Synge was educated in Dublin privately. He learnt piano, flute, violin, music theory at Royal Irish academy of music. Later he changed his mind and decided to switch to Literature. Synge won a scholarship in the year 1891 in counterpoint. He along with his whole family shifted to suburb of Kingstown in 1888. He entered the Trinity college in the following year and graduated in the year 1892 with a Bachelor’s degree having studied Irish and Hebrew. He continued learning music studies and even played with the Academy Orchestra.

He visited Italy to learn language in the year 1896. In the same year he met W.B. Yeasts, and he encouraged him to stay in the Aran Islands for some time. In the same year he joined Yeasts, George William Russell, and Lady Gregory to form the Irish National Theatre society.
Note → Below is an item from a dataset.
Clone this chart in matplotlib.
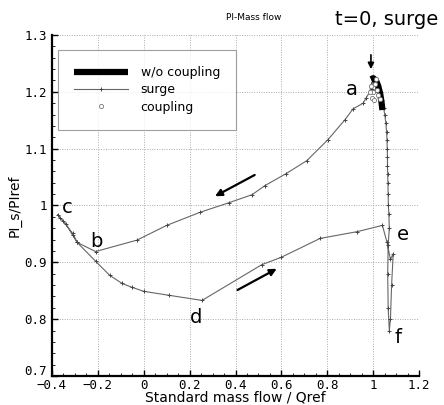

He wrote many pieces of literary works and there are even many unpublished poems and prose.

In the year 1900, he wrote his first play When the Moon has set and sent it to Lady Gregory for the Irish Literary Theatre. But this play got rejected by her. His first account of life was published in the Aran Islands and was published in the year 1898 in the New Orleans Review. The Aran Islands was completed in the year 1901, but was published in the year 1907. In 1903 he shifted to Paris. But in the previous year he wrote Riders to the Sea and the Shadow of the Glen. Out of these two, the Shadow of the Glen was performed at the Molesworth Hall in October 1903 with the approval of Lady Gregory. Both these stories were collected by him from the Aran Islands.

He died on 24th March 1909 at the of just 37 in Dublin. Some of his famous works were Riders to the Sea(1904), In the Shadow of the Glen (1903), The Well of the Saints (1905), The Aran Islands (1907), The Playboy of the Western World (1907) and many more.